Toda apropiación de la luz en el arte marca los dos caminos del conocimiento verdadero. La emanación, que nos permite acceder a lo que hay como objeto; y la conversión, que permite al alma bella recorrer el camino inverso, elevarse sobre su condición a través de la belleza en un proceso ascético por pasos: a) disciplina de la vida sensible: virtudes civiles y catarsis del alma. esfuerzo para liberarse de las pasiones y los engaños de los sentidos, proceso que se cumple por la trasmigración de las almas las unas en otras: la llamada metempsicosis; b) contemplación de lo inteligible en lo sensible por medio del arte (música) y del amor. La belleza es el esplendor de la idea en el fenómeno, el traslucir del Alma universal en los cuerpos; c) pensamiento discursivo o razonamiento, el individuo llega por medio de la razón a la contemplación intuitiva, inmediata, del mundo inteligible y el Alma se confunde con la Inteligencia universal; y, por último, d) al cabo de este proceso el alma es transportada al plano superior de la visión, más allá de la inteligencia, hasta lo Uno inmóvil, en un amor inefable, una disolución de la conciencia individual que Plotino describe como éxtasis.

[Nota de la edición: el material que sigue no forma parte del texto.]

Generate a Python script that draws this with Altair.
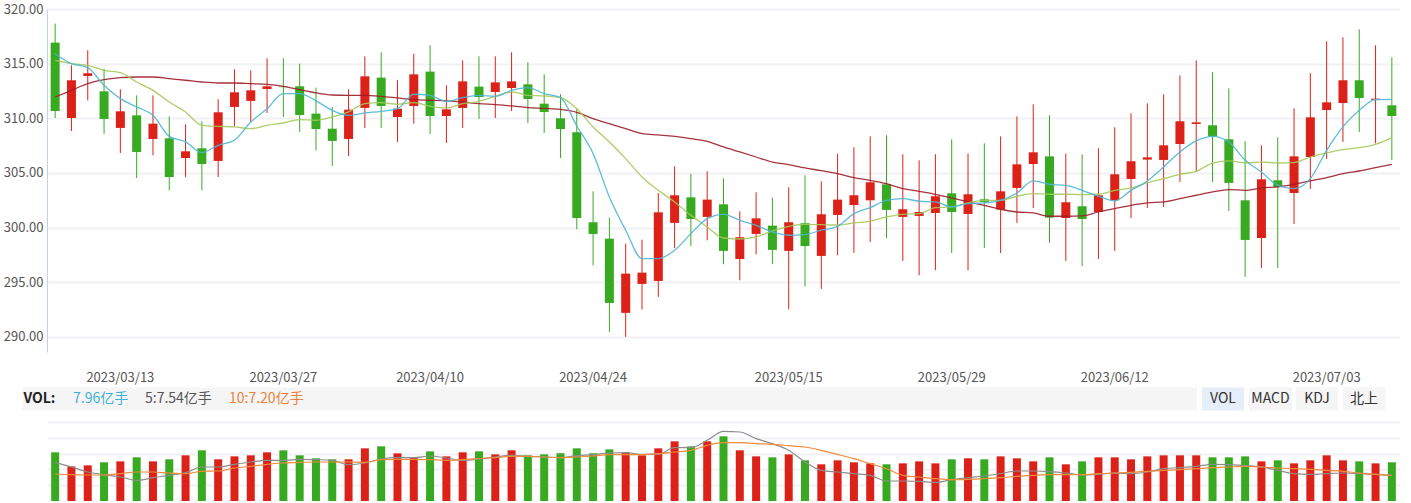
import altair as alt
import pandas as pd

FONT = "Noto Sans CJK SC"
RED = "#dc2218"
GREEN = "#38aa22"

# ---- categories -----------------------------------------------------------
holidays = ["2023-04-05", "2023-05-01", "2023-05-02", "2023-05-03", "2023-06-22", "2023-06-23"]
dates = [d.strftime("%Y/%m/%d") for d in pd.bdate_range("2023-03-07", "2023-07-07")
         if d.strftime("%Y-%m-%d") not in holidays]
label_dates = ["2023/03/13", "2023/03/27", "2023/04/10", "2023/04/24",
               "2023/05/15", "2023/05/29", "2023/06/12", "2023/07/03"]
price_ticks = [290, 295, 300, 305, 310, 315, 320]

# ---- price series ----------------------------------------------------------
open_ = [316.92, 310.03, 313.87, 312.47, 309.12, 310.27, 308.11, 308.17, 306.37, 307.26,
         306.10, 311.04, 311.59, 312.68, 312.90, 312.93, 310.43, 309.05, 308.11, 310.95,
         313.72, 310.12, 311.13, 314.27, 310.21, 310.95, 312.90, 312.41, 312.77, 313.11,
         311.34, 310.00, 308.72, 300.49, 298.99, 292.20, 294.85, 295.12, 300.43, 302.77,
         300.98, 302.13, 297.13, 299.42, 300.18, 297.87, 300.40, 297.41, 301.16, 302.07,
         302.50, 303.96, 300.98, 301.07, 301.34, 303.14, 301.25, 302.59, 301.65, 303.63,
         305.82, 306.52, 300.88, 301.95, 301.43, 302.50, 304.45, 306.22, 306.19, 307.65,
         309.48, 309.36, 308.08, 302.50, 299.05, 304.33, 303.17, 306.46, 310.76, 311.40,
         313.48, 311.70, 311.19]
close = [310.67, 313.48, 314.12, 309.94, 310.64, 306.92, 309.51, 304.63, 306.98, 305.82,
         310.55, 312.38, 312.56, 312.93, 312.85, 310.30, 309.02, 307.93, 310.79, 313.84,
         311.13, 310.88, 314.02, 310.21, 310.82, 313.38, 311.95, 313.29, 313.38, 311.77,
         310.58, 309.02, 300.88, 299.42, 293.11, 295.79, 295.88, 301.40, 302.96, 300.79,
         302.56, 297.87, 299.12, 300.85, 297.96, 300.49, 298.32, 301.22, 302.56, 302.96,
         304.15, 301.62, 301.68, 301.43, 302.87, 301.43, 303.05, 302.35, 303.32, 305.79,
         306.89, 300.91, 302.32, 300.79, 302.96, 304.88, 306.07, 306.43, 307.53, 309.73,
         309.63, 308.35, 304.09, 298.87, 304.42, 303.72, 306.52, 310.09, 311.46, 313.48,
         311.86, 311.80, 310.21]
high = [318.66, 314.85, 316.22, 314.54, 312.65, 312.10, 312.10, 310.18, 309.45, 309.73,
        311.74, 314.48, 314.39, 315.49, 315.49, 315.00, 312.80, 311.04, 312.65, 315.67,
        316.04, 313.48, 315.91, 316.68, 313.02, 315.30, 315.67, 315.67, 316.04, 315.12,
        314.02, 312.20, 310.88, 303.32, 300.91, 298.54, 298.90, 303.17, 305.61, 304.94,
        305.15, 304.51, 301.49, 303.23, 302.74, 303.69, 304.79, 304.24, 306.77, 307.35,
        308.35, 308.45, 306.71, 306.16, 306.71, 308.08, 306.77, 307.71, 308.35, 310.18,
        311.28, 310.27, 306.77, 306.71, 307.26, 309.18, 310.46, 311.37, 312.20, 313.93,
        315.30, 314.21, 312.74, 307.90, 307.53, 308.26, 310.91, 314.12, 317.04, 317.41,
        318.14, 316.68, 315.58]
low = [310.03, 308.84, 311.65, 308.57, 306.83, 304.54, 306.62, 303.41, 304.63, 303.41,
       304.63, 309.27, 309.66, 310.49, 310.12, 308.75, 307.07, 305.64, 306.55, 309.12,
       309.12, 307.84, 309.51, 308.57, 307.74, 309.12, 309.94, 310.03, 310.67, 309.57,
       308.66, 306.37, 299.85, 296.55, 290.46, 290.00, 292.50, 293.66, 298.14, 298.32,
       298.84, 296.65, 295.18, 297.56, 296.65, 292.53, 294.63, 294.39, 297.47, 297.68,
       298.68, 299.05, 296.95, 295.64, 296.10, 297.68, 296.10, 298.14, 297.68, 300.43,
       301.80, 298.60, 296.95, 296.49, 297.13, 297.87, 300.88, 301.80, 301.89, 304.18,
       305.15, 304.18, 301.52, 295.49, 296.31, 296.31, 300.34, 303.54, 306.28, 307.84,
       308.75, 307.71, 306.19]
ma5 = [315.91, 315.00, 314.63, 313.02, 311.80, 311.04, 310.27, 308.35, 307.84, 306.86,
       307.53, 307.99, 309.66, 310.88, 312.26, 312.26, 311.60, 310.73, 310.27, 310.49,
       310.64, 310.88, 312.20, 312.10, 311.55, 311.89, 312.10, 312.01, 312.56, 312.80,
       312.26, 311.89, 309.30, 306.77, 302.80, 299.76, 297.16, 297.16, 297.93, 299.45,
       300.82, 301.22, 300.67, 300.21, 299.60, 299.30, 299.36, 299.76, 300.12, 301.28,
       301.83, 302.50, 302.65, 302.41, 302.35, 301.89, 302.20, 302.26, 302.50, 303.17,
       304.27, 303.96, 303.87, 303.41, 302.87, 302.44, 303.41, 304.27, 305.55, 306.92,
       307.93, 308.35, 307.84, 306.16, 305.09, 303.87, 303.57, 304.48, 307.07, 309.21,
       310.73, 311.71, 311.74]
ma10 = [315.30, 315.00, 314.85, 314.39, 314.18, 313.32, 312.56, 311.49, 310.58, 309.36,
        309.27, 309.21, 309.05, 309.36, 309.57, 309.88, 309.82, 310.12, 310.58, 311.34,
        311.43, 311.28, 311.43, 311.10, 310.95, 311.34, 311.55, 312.01, 312.41, 312.10,
        312.04, 311.89, 310.88, 309.21, 307.84, 306.31, 304.63, 303.41, 302.35, 301.13,
        300.06, 299.05, 298.96, 299.15, 299.70, 300.12, 300.30, 300.27, 300.24, 300.43,
        300.58, 300.98, 301.22, 301.28, 301.83, 301.89, 302.26, 302.50, 302.50, 302.87,
        303.11, 303.05, 303.05, 303.02, 303.05, 303.41, 303.63, 304.09, 304.48, 304.88,
        305.15, 305.91, 306.10, 305.91, 306.00, 305.91, 305.95, 306.46, 306.83, 307.13,
        307.32, 307.62, 308.23]
ma30 = [311.95, 312.56, 313.17, 313.54, 313.72, 313.78, 313.78, 313.63, 313.48, 313.32,
        313.23, 313.23, 313.17, 313.11, 312.93, 312.62, 312.32, 312.13, 312.10, 312.10,
        312.01, 311.86, 311.71, 311.65, 311.59, 311.49, 311.34, 311.25, 311.13, 310.98,
        310.91, 310.82, 310.55, 309.97, 309.51, 309.05, 308.60, 308.48, 308.35, 308.14,
        307.90, 307.38, 306.92, 306.46, 306.00, 305.76, 305.46, 305.21, 304.94, 304.57,
        304.33, 304.02, 303.57, 303.32, 303.05, 302.71, 302.35, 302.04, 301.68, 301.43,
        301.34, 301.04, 301.04, 301.07, 301.43, 301.74, 302.04, 302.26, 302.35, 302.65,
        302.96, 303.26, 303.48, 303.41, 303.63, 303.72, 303.96, 304.27, 304.57, 304.94,
        305.18, 305.49, 305.79]

# ---- volume series (亿手) ----------------------------------------------------
vol = [10.02, 7.13, 7.34, 7.96, 8.16, 8.99, 8.16, 8.58, 9.40, 10.43,
       8.58, 9.19, 9.40, 10.02, 10.43, 9.40, 8.78, 8.58, 8.58, 10.84,
       11.25, 9.81, 8.99, 10.22, 9.19, 10.02, 10.22, 9.60, 10.43, 9.40,
       9.60, 9.81, 10.84, 9.81, 10.63, 10.02, 9.40, 10.84, 12.28, 11.25,
       12.28, 13.31, 10.43, 9.19, 8.99, 9.60, 8.37, 7.55, 8.37, 7.96,
       7.75, 7.55, 7.75, 8.16, 7.75, 8.58, 8.78, 8.58, 9.19, 8.78,
       8.16, 8.99, 7.55, 8.16, 8.99, 8.99, 8.58, 9.19, 9.40, 9.40,
       9.40, 8.99, 8.99, 9.19, 8.16, 8.37, 7.75, 8.37, 9.40, 8.37,
       8.16, 7.75, 7.96]
vol_ma5 = [7.89, 7.00, 5.97, 5.42, 4.94, 4.25, 4.80, 5.28, 5.83, 7.00,
           7.00, 7.55, 8.03, 8.37, 8.37, 8.58, 8.51, 8.37, 7.48, 7.82,
           8.64, 8.92, 8.92, 9.26, 8.85, 8.37, 8.64, 9.06, 9.40, 9.19,
           9.06, 8.92, 9.33, 9.54, 9.88, 9.95, 9.60, 9.60, 10.98, 10.98,
           12.49, 14.34, 14.20, 12.83, 11.80, 10.43, 8.03, 6.31, 5.97, 5.63,
           5.28, 4.12, 4.12, 4.05, 3.84, 4.39, 4.80, 5.15, 5.63, 6.17,
           6.17, 6.04, 5.76, 5.35, 5.49, 5.76, 5.63, 5.97, 6.65, 6.86,
           7.13, 7.55, 7.48, 7.27, 7.00, 6.31, 5.63, 5.49, 5.63, 5.76,
           5.63, 5.49, 5.28]
vol_ma10 = [5.56, 5.42, 5.35, 5.35, 5.63, 5.97, 5.97, 5.76, 5.63, 6.11,
            6.17, 6.79, 7.13, 7.55, 7.82, 7.96, 8.03, 8.03, 8.03, 7.96,
            8.51, 8.58, 8.58, 8.51, 8.37, 8.51, 8.71, 8.92, 9.19, 9.19,
            9.06, 8.92, 9.06, 9.26, 9.54, 9.54, 9.54, 9.74, 10.08, 10.43,
            11.46, 12.01, 12.01, 11.80, 11.66, 11.39, 11.11, 10.43, 9.60, 8.71,
            7.68, 6.65, 5.28, 4.94, 4.60, 4.39, 4.46, 4.60, 4.80, 5.08,
            5.28, 5.42, 5.42, 5.42, 5.63, 5.76, 5.90, 6.11, 6.31, 6.45,
            6.65, 6.86, 7.00, 7.13, 7.00, 6.79, 6.65, 6.52, 6.31, 6.11,
            5.76, 5.49, 5.28]
vol_grid = [0, 3.252, 6.504, 9.756, 13.008, 16.26]

df = pd.DataFrame({"date": dates, "open": open_, "close": close, "high": high, "low": low,
                   "ma5": ma5, "ma10": ma10, "ma30": ma30,
                   "vol": vol, "vma5": vol_ma5, "vma10": vol_ma10})

W = 1353
xscale = alt.Scale(domain=dates, paddingInner=0, paddingOuter=0)
x_price = alt.X("date:O", scale=xscale,
                axis=alt.Axis(values=label_dates, labelAngle=0, ticks=False, domain=False,
                              grid=False, labelPadding=19, labelColor="#555",
                              labelFontSize=13, labelFont=FONT, title=None))
updown = alt.condition("datum.close >= datum.open", alt.value(RED), alt.value(GREEN))

yscale = alt.Scale(domain=[288.62, 320], nice=False, zero=False)
yaxis = alt.Axis(values=price_ticks, format=".2f", ticks=False, domainColor="#c3d1e8",
                 labelColor="#555", labelFontSize=13, labelFont=FONT, labelPadding=4,
                 gridColor="#f1f2f5", gridWidth=2, title=None)

def py(field):
    return alt.Y(field, type="quantitative", scale=yscale, axis=yaxis)

base = alt.Chart(df)
wicks = base.mark_rule(strokeWidth=1).encode(x=x_price, y=py("low"), y2="high:Q", color=updown)
bodies = base.mark_bar(size=9).encode(x=x_price, y=py("open"), y2="close:Q", color=updown)
l30 = base.mark_line(color="#9c1c28", strokeWidth=1.3, interpolate="monotone", opacity=0.9).encode(x=x_price, y=py("ma30"))
l10 = base.mark_line(color="#a4c95a", strokeWidth=1.3, interpolate="monotone", opacity=0.9).encode(x=x_price, y=py("ma10"))
l5 = base.mark_line(color="#4bb6d6", strokeWidth=1.3, interpolate="monotone", opacity=0.9).encode(x=x_price, y=py("ma5"))
price = alt.layer(wicks, bodies, l30, l10, l5).properties(width=W, height=343)

# ---- volume panel ----------------------------------------------------------
x_vol = alt.X("date:O", scale=xscale,
              axis=alt.Axis(labels=False, ticks=False, domainColor="#c3d1e8", grid=False, title=None))
vscale = alt.Scale(domain=[0, 16.26], nice=False)
vaxis = alt.Axis(values=vol_grid, labels=False, ticks=False, domain=False,
                 gridColor="#f1f2f5", gridWidth=2, title=None)

def vy(field):
    return alt.Y(field, type="quantitative", scale=vscale, axis=vaxis)

vbars = base.mark_bar(size=8).encode(x=x_vol, y=vy("vol"), color=updown)
vl5 = base.mark_line(color="#8c8c8c", strokeWidth=1.2, interpolate="monotone").encode(x=x_vol, y=vy("vma5"))
vl10 = base.mark_line(color="#f08a3c", strokeWidth=1.2, interpolate="monotone").encode(x=x_vol, y=vy("vma10"))

one = alt.Chart(pd.DataFrame({"k": [0]}))

def box(x1, x2, fill):
    return one.mark_rect(fill=fill).encode(x=alt.value(x1), x2=alt.value(x2),
                                           y=alt.value(-34.5), y2=alt.value(-11.5))

def label(txt, x, color, align="left", weight="normal"):
    return one.mark_text(align=align, baseline="middle", fontSize=14, font=FONT,
                         color=color, fontWeight=weight).encode(
        x=alt.value(x), y=alt.value(-23), text=alt.value(txt))

ui = [
    box(-24.5, 1150, "#f5f5f5"),
    label("VOL:", -23.5, "#222", weight="bold"),
    label("7.96亿手", 26, "#3fb1d9"),
    label("5:7.54亿手", 98, "#555"),
    label("10:7.20亿手", 182, "#f0803c"),
    box(1155, 1197, "#e6eef9"), label("VOL", 1176, "#333", align="center"),
    box(1202, 1245, "#f5f5f5"), label("MACD", 1223.5, "#333", align="center"),
    box(1249, 1291, "#f5f5f5"), label("KDJ", 1270, "#333", align="center"),
    box(1296, 1338, "#f5f5f5"), label("北上", 1317, "#333", align="center"),
]
volume = alt.layer(vbars, vl5, vl10, *ui).properties(width=W, height=79)

chart = alt.vconcat(price, volume, spacing=70, bounds="flush").properties(
    padding={"left": 3, "top": 3, "right": 5, "bottom": 0},
    background="white",
).configure_view(stroke=None)

chart.save("out.html", embed_options={"renderer": "svg", "actions": False})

Este misticismo de la luz es lo que el arte desacralizado, mundano, el arte muerto (diría Hegel) ha dejado a un lado o ha derivado en las muchas mistificaciones propias de la estética romántica y, sobre todo, romanticista. Conservando, sin embargo, la misma devoción, el mismo asombro y la misma gratitud por la luz originaria cuyo rastro se descubre en los vitrales de la abadía de Saint Denis, concebidos por el abate Suger como –intacto y con el misma intención reverencial– en las grandes fotografías retroiluminadas de Jeff Wall.

Barcelona, junio de 2011

REFERENCIAS

Bréhier, É. 1968. La philosophie de Plotin. París: Librairie Philosophique Vrin.

Plinio el Viejo. 2001. Textos de historia del arte. Ed. E. Torrego. Madrid: La Balsa de la Medusa-Machado Libros.

Plotino (Porfirio). 1992. Vida de Plotino - Enéadas I-II. Ed. y trad. Jesús Igal. Biblioteca Clásica. Madrid: Gredos.